Records for the task —
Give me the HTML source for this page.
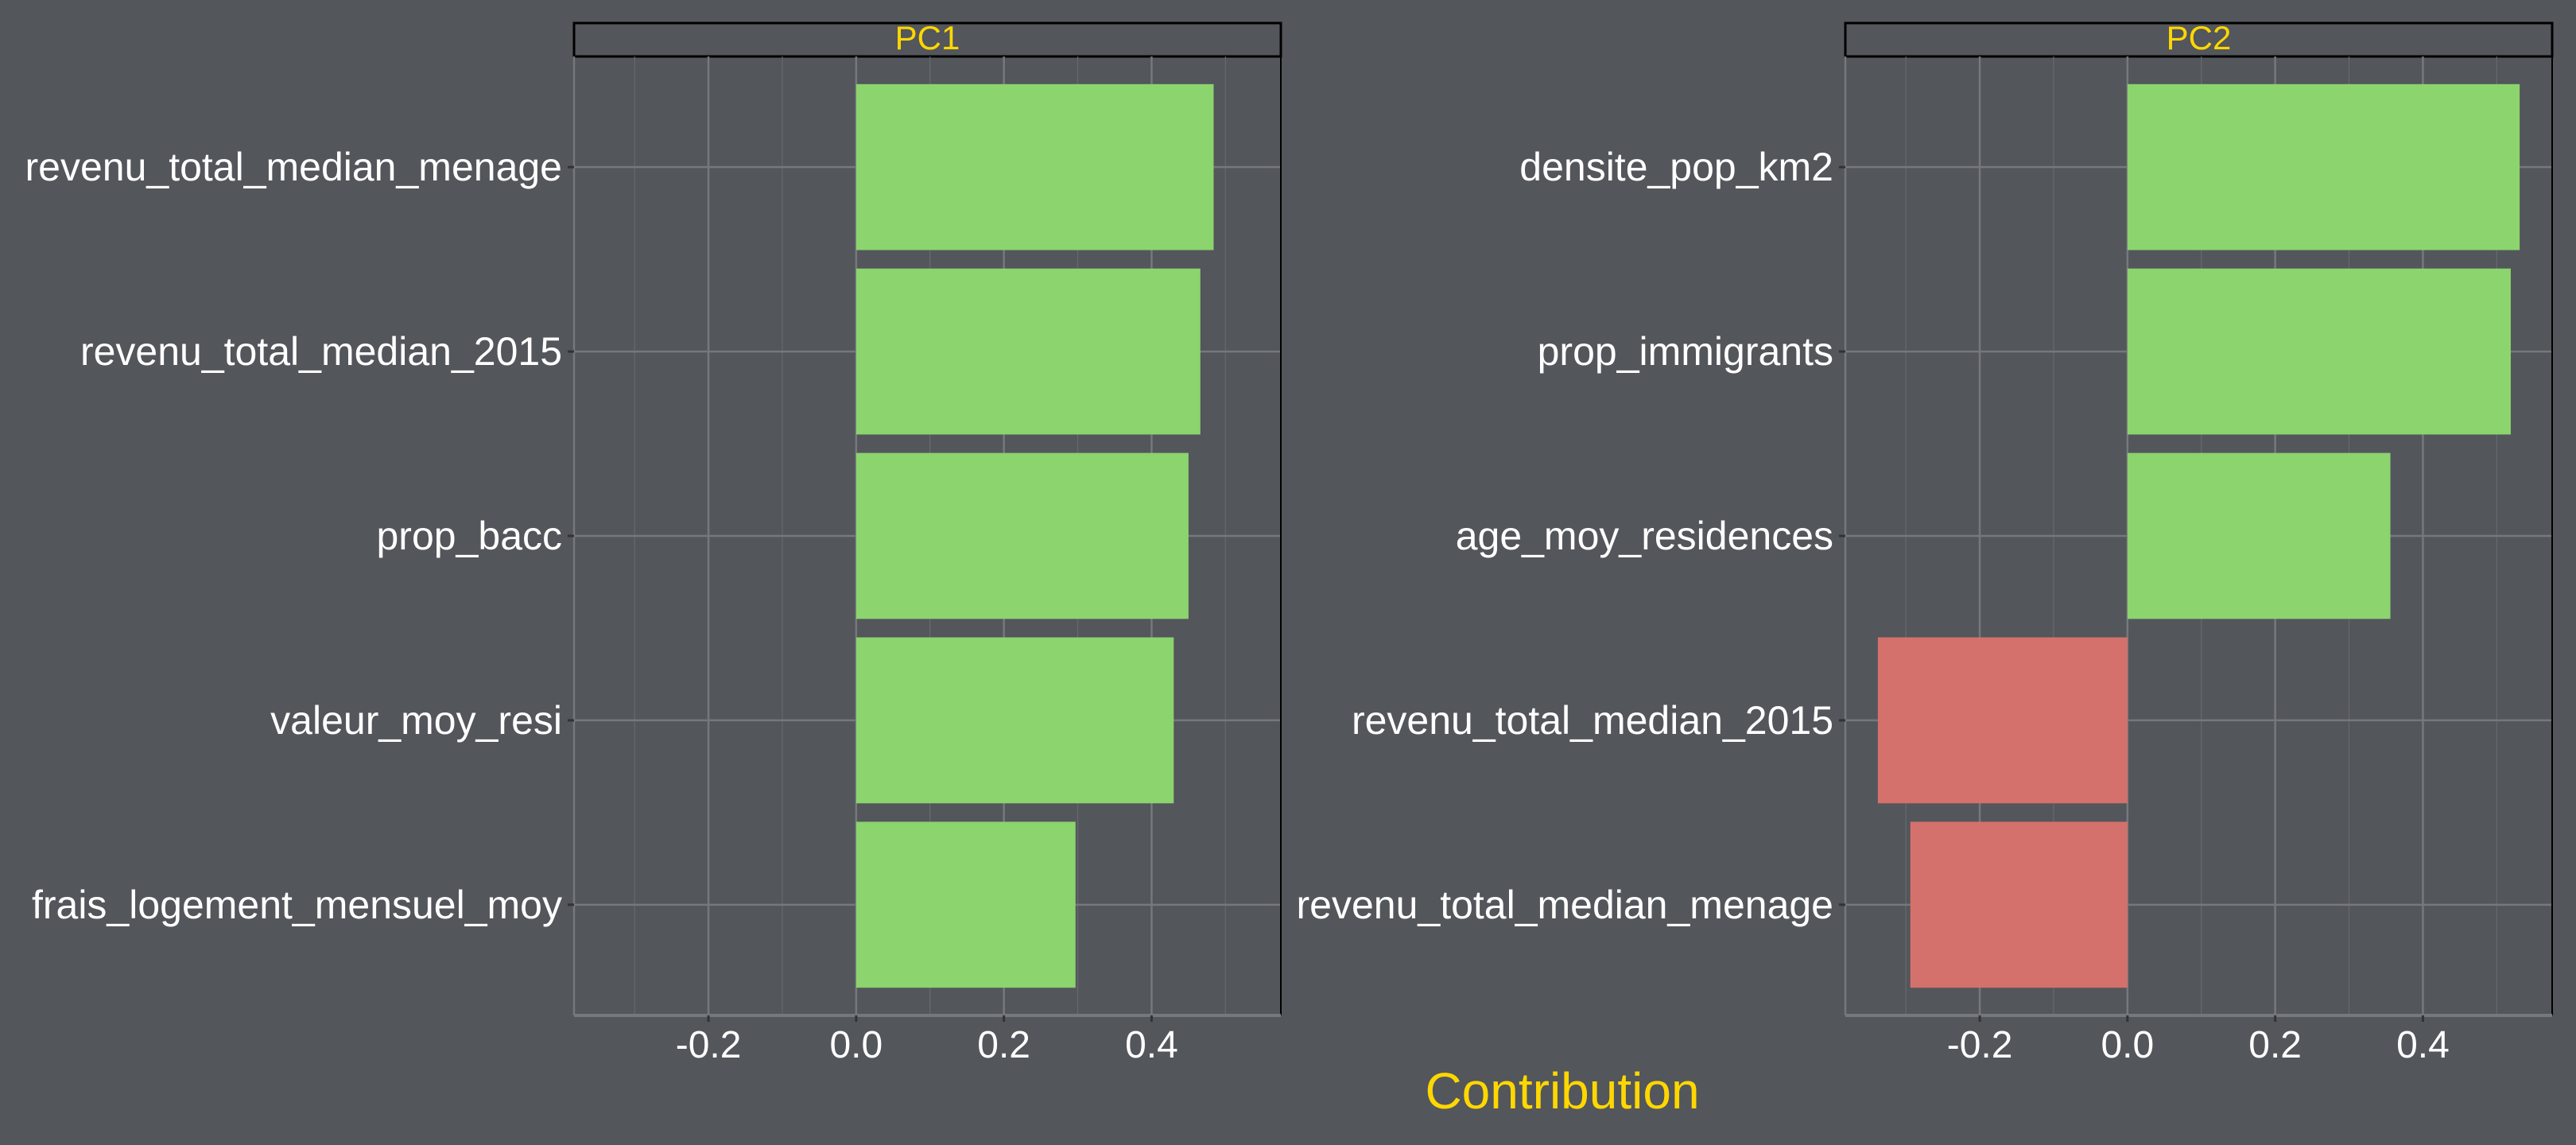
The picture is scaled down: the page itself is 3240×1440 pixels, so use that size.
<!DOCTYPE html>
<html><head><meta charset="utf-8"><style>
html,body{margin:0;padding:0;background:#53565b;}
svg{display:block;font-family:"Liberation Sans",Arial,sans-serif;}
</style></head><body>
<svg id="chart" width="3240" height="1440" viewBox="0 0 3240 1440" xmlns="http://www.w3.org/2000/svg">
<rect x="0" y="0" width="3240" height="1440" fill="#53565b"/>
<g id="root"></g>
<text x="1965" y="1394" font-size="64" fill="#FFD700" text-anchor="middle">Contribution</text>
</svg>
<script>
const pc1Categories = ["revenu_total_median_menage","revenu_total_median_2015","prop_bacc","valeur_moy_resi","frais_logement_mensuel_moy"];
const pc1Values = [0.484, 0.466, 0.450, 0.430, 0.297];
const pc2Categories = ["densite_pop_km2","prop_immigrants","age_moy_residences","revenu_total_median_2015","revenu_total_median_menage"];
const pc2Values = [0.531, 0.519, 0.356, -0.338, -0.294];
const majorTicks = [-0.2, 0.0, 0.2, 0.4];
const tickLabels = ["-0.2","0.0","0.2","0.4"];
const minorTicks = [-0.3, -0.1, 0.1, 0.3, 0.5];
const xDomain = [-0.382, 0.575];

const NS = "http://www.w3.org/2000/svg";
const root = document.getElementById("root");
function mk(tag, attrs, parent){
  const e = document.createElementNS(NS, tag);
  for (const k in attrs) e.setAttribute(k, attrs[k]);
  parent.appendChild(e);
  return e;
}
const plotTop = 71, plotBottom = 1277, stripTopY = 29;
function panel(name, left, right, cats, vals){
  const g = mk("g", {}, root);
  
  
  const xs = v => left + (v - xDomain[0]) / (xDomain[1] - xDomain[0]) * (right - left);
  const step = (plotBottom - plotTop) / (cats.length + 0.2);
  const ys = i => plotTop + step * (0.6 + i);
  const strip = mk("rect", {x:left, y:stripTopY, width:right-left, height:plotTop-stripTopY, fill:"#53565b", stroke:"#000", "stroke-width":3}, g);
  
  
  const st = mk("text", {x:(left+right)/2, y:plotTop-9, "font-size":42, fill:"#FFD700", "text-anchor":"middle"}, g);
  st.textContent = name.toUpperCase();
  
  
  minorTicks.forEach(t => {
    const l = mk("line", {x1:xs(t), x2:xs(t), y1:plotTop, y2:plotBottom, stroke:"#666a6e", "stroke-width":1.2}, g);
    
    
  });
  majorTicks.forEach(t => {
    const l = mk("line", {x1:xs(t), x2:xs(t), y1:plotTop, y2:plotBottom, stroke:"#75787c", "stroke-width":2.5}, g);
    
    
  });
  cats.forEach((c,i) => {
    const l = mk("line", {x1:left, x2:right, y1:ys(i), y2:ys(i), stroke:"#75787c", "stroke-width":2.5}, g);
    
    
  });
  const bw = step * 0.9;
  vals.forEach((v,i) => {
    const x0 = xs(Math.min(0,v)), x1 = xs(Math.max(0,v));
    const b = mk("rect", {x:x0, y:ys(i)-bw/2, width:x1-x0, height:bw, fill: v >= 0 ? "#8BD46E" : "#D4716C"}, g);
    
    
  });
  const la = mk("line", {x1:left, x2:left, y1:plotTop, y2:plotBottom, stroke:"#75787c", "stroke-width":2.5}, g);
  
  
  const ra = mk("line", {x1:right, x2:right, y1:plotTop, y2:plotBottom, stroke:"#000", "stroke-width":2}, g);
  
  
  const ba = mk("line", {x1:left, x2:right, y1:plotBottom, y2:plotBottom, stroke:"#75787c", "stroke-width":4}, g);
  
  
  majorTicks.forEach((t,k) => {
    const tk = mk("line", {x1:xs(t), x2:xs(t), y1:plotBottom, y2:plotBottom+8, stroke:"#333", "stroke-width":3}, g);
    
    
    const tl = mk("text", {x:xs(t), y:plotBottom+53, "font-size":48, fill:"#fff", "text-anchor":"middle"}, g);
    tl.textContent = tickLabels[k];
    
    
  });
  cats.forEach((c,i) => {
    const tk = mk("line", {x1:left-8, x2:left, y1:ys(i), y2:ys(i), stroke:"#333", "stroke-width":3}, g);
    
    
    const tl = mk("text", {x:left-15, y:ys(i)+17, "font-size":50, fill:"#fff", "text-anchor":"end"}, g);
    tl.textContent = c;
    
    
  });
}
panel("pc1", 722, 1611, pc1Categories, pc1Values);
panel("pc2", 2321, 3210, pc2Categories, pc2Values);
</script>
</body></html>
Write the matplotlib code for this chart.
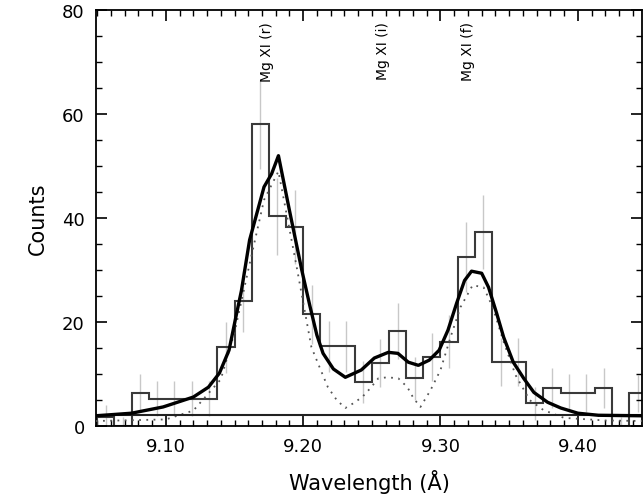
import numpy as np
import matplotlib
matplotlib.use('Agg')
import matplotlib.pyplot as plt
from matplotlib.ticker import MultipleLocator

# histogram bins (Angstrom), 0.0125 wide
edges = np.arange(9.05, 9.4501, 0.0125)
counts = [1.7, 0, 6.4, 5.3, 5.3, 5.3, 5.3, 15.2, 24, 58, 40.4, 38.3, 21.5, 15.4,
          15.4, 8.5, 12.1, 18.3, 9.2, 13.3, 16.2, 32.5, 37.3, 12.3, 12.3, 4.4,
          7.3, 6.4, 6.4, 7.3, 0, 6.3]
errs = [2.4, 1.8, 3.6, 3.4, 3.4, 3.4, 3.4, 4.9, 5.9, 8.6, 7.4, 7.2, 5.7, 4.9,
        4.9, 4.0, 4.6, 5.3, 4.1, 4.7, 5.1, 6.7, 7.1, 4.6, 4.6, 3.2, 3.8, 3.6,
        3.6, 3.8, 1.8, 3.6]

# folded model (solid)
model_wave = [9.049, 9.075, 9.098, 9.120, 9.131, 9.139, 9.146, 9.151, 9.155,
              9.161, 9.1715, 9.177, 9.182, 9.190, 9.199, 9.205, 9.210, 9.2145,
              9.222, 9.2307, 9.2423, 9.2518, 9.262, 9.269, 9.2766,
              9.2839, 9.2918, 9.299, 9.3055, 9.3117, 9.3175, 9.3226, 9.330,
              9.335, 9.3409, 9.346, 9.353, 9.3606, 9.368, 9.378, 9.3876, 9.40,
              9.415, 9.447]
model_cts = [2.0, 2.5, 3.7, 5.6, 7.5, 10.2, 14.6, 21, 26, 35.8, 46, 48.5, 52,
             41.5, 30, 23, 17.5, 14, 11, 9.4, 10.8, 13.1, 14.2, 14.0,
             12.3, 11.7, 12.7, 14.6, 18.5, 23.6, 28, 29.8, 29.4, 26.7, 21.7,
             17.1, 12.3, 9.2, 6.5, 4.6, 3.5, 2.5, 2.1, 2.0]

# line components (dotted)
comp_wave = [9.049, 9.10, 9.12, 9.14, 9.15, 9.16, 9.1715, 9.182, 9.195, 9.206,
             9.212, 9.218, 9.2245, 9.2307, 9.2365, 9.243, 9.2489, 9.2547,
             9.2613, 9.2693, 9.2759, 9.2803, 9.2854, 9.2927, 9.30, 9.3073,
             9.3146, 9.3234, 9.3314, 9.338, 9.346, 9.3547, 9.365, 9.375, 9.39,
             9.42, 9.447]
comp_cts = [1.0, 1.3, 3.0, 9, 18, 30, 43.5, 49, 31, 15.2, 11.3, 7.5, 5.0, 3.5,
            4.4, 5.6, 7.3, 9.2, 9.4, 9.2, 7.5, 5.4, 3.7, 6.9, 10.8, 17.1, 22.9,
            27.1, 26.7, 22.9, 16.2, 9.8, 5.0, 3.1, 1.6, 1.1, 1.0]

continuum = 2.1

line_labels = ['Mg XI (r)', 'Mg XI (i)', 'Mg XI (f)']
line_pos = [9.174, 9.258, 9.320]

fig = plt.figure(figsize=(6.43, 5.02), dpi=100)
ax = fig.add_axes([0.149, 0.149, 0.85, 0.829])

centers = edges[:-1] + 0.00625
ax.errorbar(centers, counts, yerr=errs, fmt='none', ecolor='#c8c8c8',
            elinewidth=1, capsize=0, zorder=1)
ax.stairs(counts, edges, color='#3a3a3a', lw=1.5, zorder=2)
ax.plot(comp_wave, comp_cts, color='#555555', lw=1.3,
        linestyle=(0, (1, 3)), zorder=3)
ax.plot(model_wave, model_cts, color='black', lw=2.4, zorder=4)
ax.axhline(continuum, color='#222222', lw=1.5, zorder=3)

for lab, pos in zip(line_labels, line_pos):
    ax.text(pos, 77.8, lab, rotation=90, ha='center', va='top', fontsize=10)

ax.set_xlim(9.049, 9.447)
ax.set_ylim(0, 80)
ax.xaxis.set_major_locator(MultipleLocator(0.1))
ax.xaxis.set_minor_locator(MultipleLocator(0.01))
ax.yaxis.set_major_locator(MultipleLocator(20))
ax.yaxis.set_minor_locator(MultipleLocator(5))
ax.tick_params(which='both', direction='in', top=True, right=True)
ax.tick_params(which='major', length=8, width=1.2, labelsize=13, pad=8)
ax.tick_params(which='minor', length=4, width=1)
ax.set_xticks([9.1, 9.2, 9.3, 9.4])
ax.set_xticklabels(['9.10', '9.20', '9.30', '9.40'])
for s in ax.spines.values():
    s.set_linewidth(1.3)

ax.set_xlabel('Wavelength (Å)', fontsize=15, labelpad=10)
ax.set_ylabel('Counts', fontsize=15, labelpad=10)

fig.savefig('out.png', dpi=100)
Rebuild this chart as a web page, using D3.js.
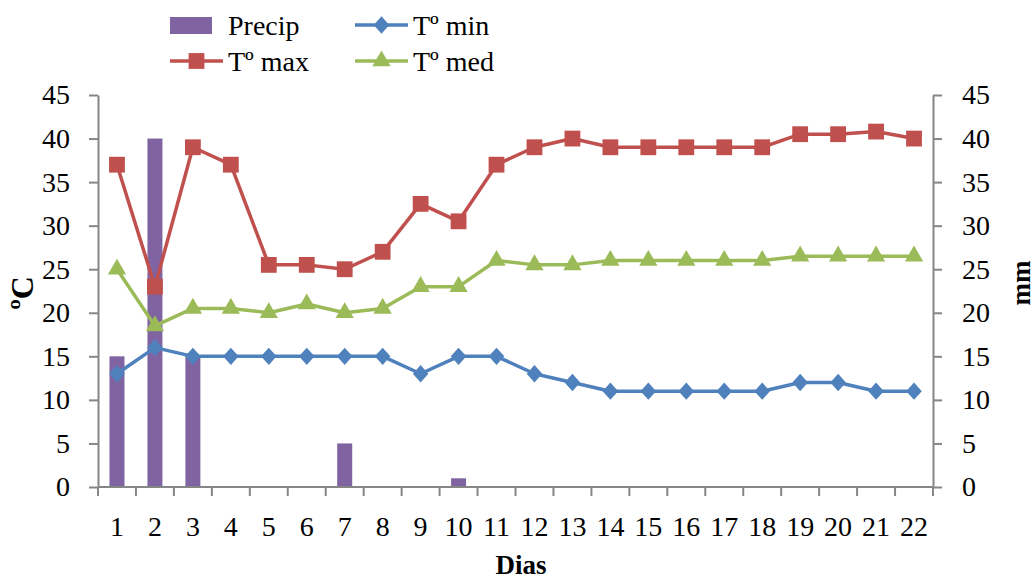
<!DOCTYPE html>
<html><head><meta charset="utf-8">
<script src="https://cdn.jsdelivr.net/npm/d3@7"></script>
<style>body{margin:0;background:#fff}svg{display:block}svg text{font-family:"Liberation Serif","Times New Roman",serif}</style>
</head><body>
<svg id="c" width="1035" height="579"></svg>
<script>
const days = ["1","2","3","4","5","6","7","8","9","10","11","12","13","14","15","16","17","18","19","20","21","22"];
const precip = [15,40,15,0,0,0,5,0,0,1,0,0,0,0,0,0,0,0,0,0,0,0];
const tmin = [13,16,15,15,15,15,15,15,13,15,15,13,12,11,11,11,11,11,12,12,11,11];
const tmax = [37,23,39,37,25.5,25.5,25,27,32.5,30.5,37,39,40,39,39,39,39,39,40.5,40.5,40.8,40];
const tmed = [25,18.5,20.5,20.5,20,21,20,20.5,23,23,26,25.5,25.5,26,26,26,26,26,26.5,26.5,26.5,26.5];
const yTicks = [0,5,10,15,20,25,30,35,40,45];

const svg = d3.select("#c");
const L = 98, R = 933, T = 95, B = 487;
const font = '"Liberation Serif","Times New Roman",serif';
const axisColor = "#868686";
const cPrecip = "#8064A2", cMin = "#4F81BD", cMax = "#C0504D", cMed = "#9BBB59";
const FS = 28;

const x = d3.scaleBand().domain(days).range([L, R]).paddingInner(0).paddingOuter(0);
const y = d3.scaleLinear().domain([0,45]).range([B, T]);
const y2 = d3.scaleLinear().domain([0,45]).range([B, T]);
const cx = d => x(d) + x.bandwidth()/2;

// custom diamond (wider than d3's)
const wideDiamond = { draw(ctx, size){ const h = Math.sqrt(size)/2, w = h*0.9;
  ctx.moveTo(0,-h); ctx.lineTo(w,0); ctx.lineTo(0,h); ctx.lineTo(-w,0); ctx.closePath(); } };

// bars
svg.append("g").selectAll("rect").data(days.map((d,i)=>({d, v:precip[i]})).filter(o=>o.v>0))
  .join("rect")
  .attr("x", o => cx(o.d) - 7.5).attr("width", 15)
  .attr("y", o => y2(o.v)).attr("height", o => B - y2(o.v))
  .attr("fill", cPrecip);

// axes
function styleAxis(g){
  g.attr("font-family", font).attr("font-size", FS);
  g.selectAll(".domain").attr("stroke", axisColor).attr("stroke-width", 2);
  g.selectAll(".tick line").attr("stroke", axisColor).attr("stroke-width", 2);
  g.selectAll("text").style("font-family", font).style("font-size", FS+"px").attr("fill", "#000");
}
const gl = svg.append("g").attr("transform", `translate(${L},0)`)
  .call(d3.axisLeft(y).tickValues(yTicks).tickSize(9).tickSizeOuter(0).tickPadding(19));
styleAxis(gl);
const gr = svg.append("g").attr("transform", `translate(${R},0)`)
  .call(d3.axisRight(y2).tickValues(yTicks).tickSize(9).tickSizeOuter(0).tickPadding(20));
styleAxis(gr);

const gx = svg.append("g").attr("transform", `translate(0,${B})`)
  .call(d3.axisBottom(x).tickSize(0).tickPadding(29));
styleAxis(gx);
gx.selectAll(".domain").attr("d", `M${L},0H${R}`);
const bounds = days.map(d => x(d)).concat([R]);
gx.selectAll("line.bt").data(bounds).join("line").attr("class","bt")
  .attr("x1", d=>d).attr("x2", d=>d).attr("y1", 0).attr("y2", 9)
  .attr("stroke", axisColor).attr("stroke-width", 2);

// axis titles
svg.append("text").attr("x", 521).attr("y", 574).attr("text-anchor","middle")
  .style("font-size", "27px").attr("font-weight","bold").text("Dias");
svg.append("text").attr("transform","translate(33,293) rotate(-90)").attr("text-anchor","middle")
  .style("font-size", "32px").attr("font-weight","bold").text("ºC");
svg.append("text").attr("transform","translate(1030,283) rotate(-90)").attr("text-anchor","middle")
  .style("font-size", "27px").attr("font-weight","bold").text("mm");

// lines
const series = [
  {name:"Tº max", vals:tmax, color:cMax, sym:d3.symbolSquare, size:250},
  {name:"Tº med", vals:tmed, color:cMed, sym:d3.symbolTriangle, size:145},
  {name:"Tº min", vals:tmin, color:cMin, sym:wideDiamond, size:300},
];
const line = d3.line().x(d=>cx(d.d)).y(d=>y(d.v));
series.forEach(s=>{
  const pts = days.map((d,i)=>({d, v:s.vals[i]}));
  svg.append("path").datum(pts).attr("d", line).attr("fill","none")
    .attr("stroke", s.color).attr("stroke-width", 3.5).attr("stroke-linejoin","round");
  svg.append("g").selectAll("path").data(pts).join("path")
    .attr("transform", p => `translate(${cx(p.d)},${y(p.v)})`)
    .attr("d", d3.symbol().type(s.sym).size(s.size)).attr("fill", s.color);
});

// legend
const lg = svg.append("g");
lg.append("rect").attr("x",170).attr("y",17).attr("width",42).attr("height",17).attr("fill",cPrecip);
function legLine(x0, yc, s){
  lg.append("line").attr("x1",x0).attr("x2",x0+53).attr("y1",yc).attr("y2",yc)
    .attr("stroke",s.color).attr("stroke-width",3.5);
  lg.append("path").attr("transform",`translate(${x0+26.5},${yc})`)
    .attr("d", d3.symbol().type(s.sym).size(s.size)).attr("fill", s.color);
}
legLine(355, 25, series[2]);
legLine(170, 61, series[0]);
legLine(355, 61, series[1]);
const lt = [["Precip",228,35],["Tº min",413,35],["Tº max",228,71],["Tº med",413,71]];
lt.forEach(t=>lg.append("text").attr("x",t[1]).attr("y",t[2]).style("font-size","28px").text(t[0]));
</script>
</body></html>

Exercise goal — Show the lines of the data that hold the word "this".

Complete output —
Give me the HTML source for this page.
Write the matplotlib code for this chart.
Rebuild this chart as a web page, using D3.js.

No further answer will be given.